In fact, the picture got painted in very bleak terms, where food conglomerates continue to grow in size and profits, resulting in the power they have over consumers, politicians and the likes, where choice and options are but a facade on shelves because the brands and products all belong to common parents. Corporations exists for profits, and are not responsible for consequences arising from their drive to make money. Everything else that resulted from that drive, whether or not a negative impact on society and human lives, can be considered collateral in their goal to feed the earth, and profit from it. Naturally, none of the conglomerate representatives wanted to be interviewed for the film, and that comes with no surprise, especially when their underhanded tactics in dealing with opposition, and corrupt practices get exposed through hidden cameras.

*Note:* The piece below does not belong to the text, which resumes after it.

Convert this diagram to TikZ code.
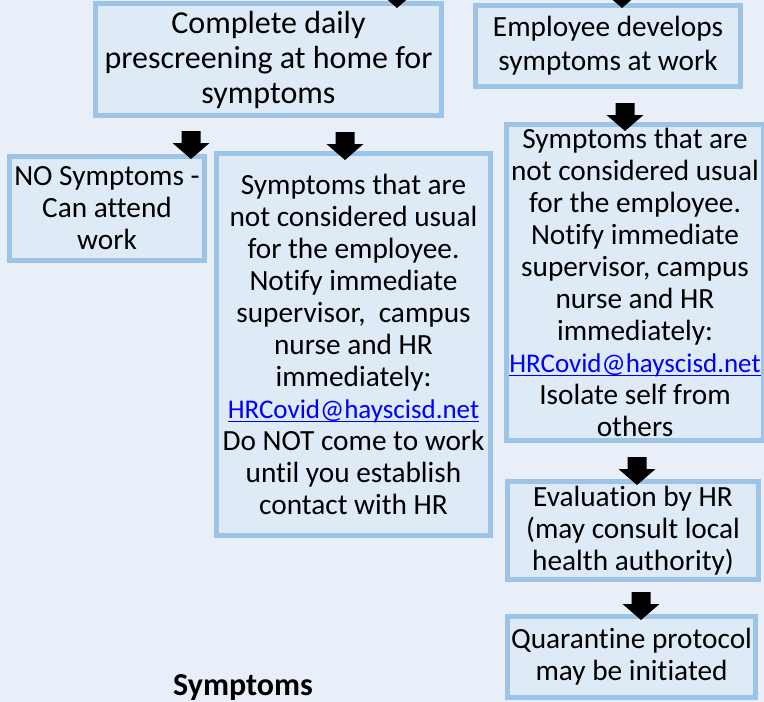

And in some ways, the film too makes you feel a little guilty for being part of the fuel on the demand side of things. With demand comes the opportunity to supply, and make money, and corporate social responsibility is still something relatively new as a buzzword that has plenty of room to be translated into action.
But the film is not all noise in complaining and presenting a doomsday scenario, and that's where the film earned merits in providing workable alternative solutions rather than just barking up a tree. It balanced the issues on what we could do, and engages the audience to be catalyst for change, making one realize that one has the power to skew demand to more acceptable methods of production, rather than one bred on convenience. It's not all serious nature here, as Kenner does inject enough well-placed humour into the documentary so that it doesn't come off as too heavy-handed in treatment, in pointing the loaded guns of blame onto others.
Food, Inc. is an incredible documentary about where our food comes from, and for those without an inkling of knowledge, it would be worthwhile to sit through this film and get some enlightenment. More importantly of course, is to take action to prevent our stomachs from becoming just repositories for Salt, Fat and Sugar. Highly Recommended.